Copy exactly the lines from the start of the material through the line with "import pandas as pd". Pictures stay out of the copy.

═══ SOURCE DATA ═══

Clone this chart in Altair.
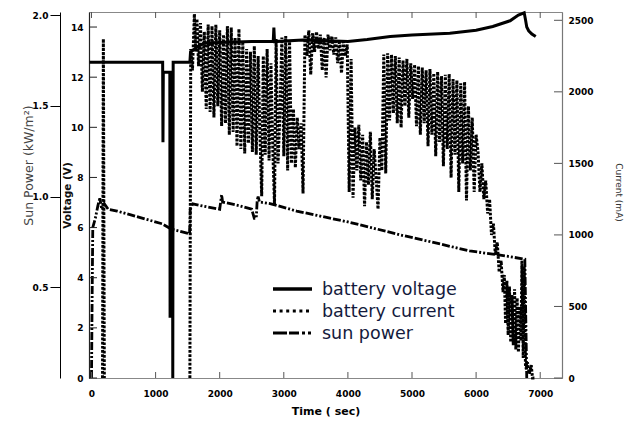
import altair as alt
import pandas as pd

# ---------------- data ----------------
volt_t = [-30, 1110, 1115, 1120, 1222, 1226, 1230, 1262, 1268, 1274,
          1535, 1545, 1650, 1750, 2000, 2500, 2835, 2845, 2855, 3300,
          3700, 4000, 4300, 4660, 5000, 5590, 6000, 6260, 6530, 6660,
          6750, 6770, 6790, 6820, 6870, 6930]
volt_v = [12.6, 12.6, 9.4, 12.2, 12.2, 2.4, 12.2, 12.2, 0.0, 12.6,
          12.6, 13.0, 13.2, 13.35, 13.38, 13.42, 13.42, 13.98, 13.42, 13.48,
          13.45, 13.42, 13.5, 13.62, 13.68, 13.75, 13.87, 14.02, 14.25, 14.48,
          14.57, 14.3, 14.0, 13.85, 13.72, 13.62]

sun_t = [0, 10, 20, 60, 100, 130, 160, 200, 260, 400,
         600, 900, 1100, 1250, 1530, 1540, 1580, 1700, 2000, 2030,
         2045, 2300, 2500, 2540, 2570, 2585, 2600, 2620, 2800, 3200,
         3600, 4000, 4350, 4800, 5300, 5900, 6260, 6500, 6760, 6790]
sun_kw = [0.0, 0.45, 0.83, 0.88, 0.95, 0.99, 0.93, 0.96, 0.93, 0.92,
          0.90, 0.87, 0.85, 0.82, 0.795, 0.93, 0.96, 0.95, 0.93, 1.01,
          0.97, 0.95, 0.93, 0.88, 0.88, 0.98, 1.0, 0.97, 0.96, 0.92,
          0.89, 0.86, 0.83, 0.79, 0.75, 0.70, 0.683, 0.67, 0.655, 0.0]

# (segment, time s, current mA)
current_points = [
    (0, 172, 0), (0, 185, 2370), (0, 200, 0),
    (1, 1535, 0), (1, 1548, 2300), (1, 1575, 2150), (1, 1605, 2545), (1, 1625, 2280),
    (1, 1645, 2510), (1, 1670, 2180), (1, 1700, 2480), (1, 1730, 2000), (1, 1760, 2420), (1, 1790, 1880),
    (1, 1820, 2470), (1, 1850, 1860), (1, 1880, 2460), (1, 1910, 1820), (1, 1940, 2470), (1, 1970, 1900),
    (1, 2000, 2430), (1, 2030, 1760), (1, 2060, 2400), (1, 2090, 1780), (1, 2120, 2460), (1, 2150, 1700),
    (1, 2180, 2450), (1, 2210, 1720), (1, 2240, 2380), (1, 2270, 1620), (1, 2300, 2440), (1, 2330, 1600),
    (1, 2360, 2350), (1, 2390, 1570), (1, 2420, 2300), (1, 2450, 1640), (1, 2480, 2280), (1, 2510, 1580),
    (1, 2540, 2320), (1, 2570, 1560), (1, 2600, 2250), (1, 2628, 1700), (1, 2655, 1270), (1, 2680, 2250),
    (1, 2710, 1560), (1, 2740, 2300), (1, 2770, 1520), (1, 2800, 2200), (1, 2828, 1600), (1, 2855, 1210),
    (1, 2880, 2370), (1, 2910, 1500), (1, 2940, 1850),
    (1, 2970, 2380), (1, 3000, 1550), (1, 3030, 2390), (1, 3060, 1450), (1, 3090, 2350), (1, 3120, 1500),
    (1, 3150, 1880), (1, 3180, 1470), (1, 3210, 1820), (1, 3240, 1600), (1, 3270, 1780), (1, 3300, 1290),
    (1, 3330, 2400), (1, 3360, 2250), (1, 3390, 2430), (1, 3420, 2120), (1, 3450, 2410), (1, 3480, 2280),
    (1, 3510, 2420), (1, 3540, 2300), (1, 3570, 2400), (1, 3600, 2150), (1, 3630, 2380), (1, 3660, 2100),
    (1, 3690, 2400), (1, 3720, 2290), (1, 3750, 2390), (1, 3780, 2260), (1, 3810, 2380), (1, 3840, 2200),
    (1, 3870, 2360), (1, 3900, 2130), (1, 3930, 2350), (1, 3960, 2250), (1, 3990, 2330),
    (1, 4020, 1300), (1, 4050, 2230), (1, 4080, 1260), (1, 4110, 1750), (1, 4140, 1450), (1, 4170, 1770),
    (1, 4200, 1380), (1, 4230, 1700), (1, 4260, 1200), (1, 4290, 1650), (1, 4320, 1350), (1, 4350, 1720),
    (1, 4380, 1250), (1, 4410, 1600), (1, 4440, 1400), (1, 4470, 1180), (1, 4500, 1680), (1, 4530, 1450),
    (1, 4560, 2260),
    (1, 4590, 1430), (1, 4620, 2270), (1, 4650, 1800), (1, 4680, 2260), (1, 4710, 1850), (1, 4740, 2250),
    (1, 4770, 1780), (1, 4800, 2240), (1, 4830, 1750), (1, 4860, 2220), (1, 4890, 1900), (1, 4920, 2230),
    (1, 4950, 1820), (1, 4980, 2200), (1, 5010, 1950), (1, 5040, 2190), (1, 5070, 1760), (1, 5100, 2180),
    (1, 5130, 1700), (1, 5160, 2170), (1, 5190, 1780), (1, 5220, 2150), (1, 5250, 1620), (1, 5280, 2160),
    (1, 5310, 1700), (1, 5340, 2130), (1, 5370, 1550), (1, 5400, 2140), (1, 5430, 1650), (1, 5460, 2110),
    (1, 5490, 1480), (1, 5520, 2120), (1, 5550, 1600),
    (1, 5580, 2125), (1, 5610, 1400), (1, 5640, 2090), (1, 5670, 1560), (1, 5700, 2080), (1, 5730, 1300),
    (1, 5760, 2060), (1, 5790, 1500), (1, 5820, 2070), (1, 5850, 1240), (1, 5880, 1900), (1, 5910, 1450),
    (1, 5940, 1820), (1, 5970, 1300), (1, 6000, 1700),
    (1, 6030, 1580), (1, 6060, 1300), (1, 6090, 1500), (1, 6120, 1250), (1, 6150, 1380), (1, 6180, 1150),
    (1, 6210, 1250), (1, 6240, 1000), (1, 6270, 1080), (1, 6300, 860), (1, 6330, 950), (1, 6360, 740),
    (1, 6390, 820), (1, 6420, 600),
    (1, 6440, 720), (1, 6460, 380), (1, 6480, 680), (1, 6500, 300), (1, 6520, 640), (1, 6540, 250),
    (1, 6560, 580), (1, 6580, 230), (1, 6600, 620), (1, 6620, 200), (1, 6640, 560), (1, 6660, 180),
    (1, 6680, 500), (1, 6700, 260), (1, 6715, 820), (1, 6735, 140), (1, 6750, 780), (1, 6770, 90),
    (1, 6785, 60), (1, 6800, 110), (1, 6830, 30), (1, 6860, 90), (1, 6880, 0), (1, 6930, 0),
]

x_ticks = [0, 1000, 2000, 3000, 4000, 5000, 6000, 7000]
volt_ticks = [0, 2, 4, 6, 8, 10, 12, 14]
cur_ticks = [0, 500, 1000, 1500, 2000, 2500]
sun_ticks = [0.5, 1.0, 1.5, 2.0]
legend_labels = ["battery voltage", "battery current", "sun power"]

# ---------------- layout ----------------
W, H = 473, 366
FONT = "DejaVu Sans"

volt_df = pd.DataFrame({"t": volt_t, "v": volt_v, "i": range(len(volt_t))})
sun_df = pd.DataFrame({"t": sun_t, "p": sun_kw, "i": range(len(sun_t))})
cur_df = pd.DataFrame({"seg": [s for s, a, b in current_points],
                       "t": [a for s, a, b in current_points],
                       "c": [b for s, a, b in current_points],
                       "i": range(len(current_points))})

xs = alt.Scale(domain=[-39, 7340], nice=False, zero=False)
vs = alt.Scale(domain=[0, 14.6], nice=False)
cs = alt.Scale(domain=[0, 2558], nice=False)
ps = alt.Scale(domain=[0, 2.017], nice=False)

lab = dict(labelFont=FONT, labelFontSize=9, labelFontWeight="bold", labelColor="#000", grid=False)

x_axis = alt.Axis(values=x_ticks, format="d", ticks=False, tickSize=0, labelPadding=11,
                  domainColor="#888", domainWidth=1, labelOverlap=False,
                  title="Time ( sec)", titleFont=FONT, titleFontSize=11, titleFontWeight="bold",
                  titleColor="#000", titleX=W / 2, titleY=33, titleAlign="center",
                  titleBaseline="middle", **lab)
v_axis = alt.Axis(orient="left", values=volt_ticks, format="d", ticks=False, tickSize=0, labelPadding=6,
                  domainColor="#222", domainWidth=1.2, labelOverlap=False,
                  title="Voltage (V)", titleFont=FONT, titleFontSize=10.5, titleFontWeight="bold",
                  titleColor="#111", titleAngle=270, titleX=-22, titleY=183,
                  titleAlign="center", titleBaseline="middle", **lab)
c_axis = alt.Axis(orient="right", values=cur_ticks, format="d", ticks=False, tickSize=0, labelPadding=6,
                  domainColor="#777", domainWidth=1.2, labelOverlap=False,
                  title="Current (mA)", titleFont=FONT, titleFontSize=9, titleFontWeight="normal",
                  titleColor="#333", titleAngle=90, titleX=56, titleY=180,
                  titleAlign="center", titleBaseline="middle", **lab)
p_axis = alt.Axis(orient="left", offset=29, values=sun_ticks, format=".1f", ticks=True,
                  tickSize=10, tickColor="#000", labelPadding=2, domainColor="#000",
                  labelOverlap=False,
                  title="Sun Power (kW/m²)", titleFont=FONT, titleFontSize=12.5,
                  titleFontWeight="normal", titleColor="#444", titleAngle=270,
                  titleX=-32, titleY=153, titleAlign="center", titleBaseline="middle", **lab)

X = alt.X("t:Q", scale=xs, axis=x_axis)

sun_line = alt.Chart(sun_df).mark_line(
    color="#000", strokeWidth=2.8, strokeDash=[8, 2, 8, 2, 2, 2, 2, 2]
).encode(x=X, y=alt.Y("p:Q", scale=ps, axis=p_axis), order="i:Q")

volt_line = alt.Chart(volt_df).mark_line(color="#000", strokeWidth=3).encode(
    x=X, y=alt.Y("v:Q", scale=vs, axis=v_axis), order="i:Q")

xt_df = pd.DataFrame({"t": x_ticks})
xtick_bot = alt.Chart(xt_df).mark_rule(color="#555", strokeWidth=1).encode(
    x=X, y=alt.value(H - 6), y2=alt.value(H))
xtick_top = alt.Chart(xt_df).mark_rule(color="#555", strokeWidth=1).encode(
    x=X, y=alt.value(0), y2=alt.value(6))
vtick = alt.Chart(pd.DataFrame({"v": volt_ticks})).mark_rule(color="#222", strokeWidth=1).encode(
    y=alt.Y("v:Q", scale=vs, axis=v_axis), x=alt.value(0), x2=alt.value(8))

volt_group = alt.layer(volt_line, vtick, xtick_bot, xtick_top)

cur_line = alt.Chart(cur_df).mark_line(
    color="#000", strokeWidth=3, strokeDash=[2.7, 1.5]
).encode(x=X, y=alt.Y("c:Q", scale=cs, axis=c_axis), detail="seg:N", order="i:Q")
ctick = alt.Chart(pd.DataFrame({"c": cur_ticks})).mark_rule(color="#555", strokeWidth=1).encode(
    y=alt.Y("c:Q", scale=cs, axis=c_axis), x=alt.value(W - 8), x2=alt.value(W))
cur_group = alt.layer(cur_line, ctick)

# legend (drawn manually inside the plot)
leg_styles = [dict(strokeWidth=3.5),
              dict(strokeWidth=3, strokeDash=[3, 3.6]),
              dict(strokeWidth=3, strokeDash=[14, 2, 10, 3, 3, 3, 3, 3])]
leg_layers = []
for k, (label, sty) in enumerate(zip(legend_labels, leg_styles)):
    yy = 277 + 22 * k
    one = pd.DataFrame({"label": [label]})
    leg_layers.append(alt.Chart(one).mark_rule(color="#000", **sty).encode(
        x=alt.value(184), x2=alt.value(223), y=alt.value(yy)))
    leg_layers.append(alt.Chart(one).mark_text(
        align="left", baseline="middle", font=FONT, fontSize=17.5, color="#141a3c"
    ).encode(text="label:N", x=alt.value(233), y=alt.value(yy + 1)))

chart = alt.layer(sun_line, volt_group, cur_group, *leg_layers).resolve_scale(
    y="independent"
).properties(
    width=W, height=H,
    autosize=alt.AutoSizeParams(type="none"),
    padding={"left": 81, "top": 4, "right": 64, "bottom": 40},
    background="white",
).configure_view(stroke="#888", strokeWidth=1)

chart.save("out.html", embed_options={"renderer": "svg", "actions": False})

═══

• _SOLVED PROBLEM_:
Clone this chart in Altair.
import altair as alt
import pandas as pd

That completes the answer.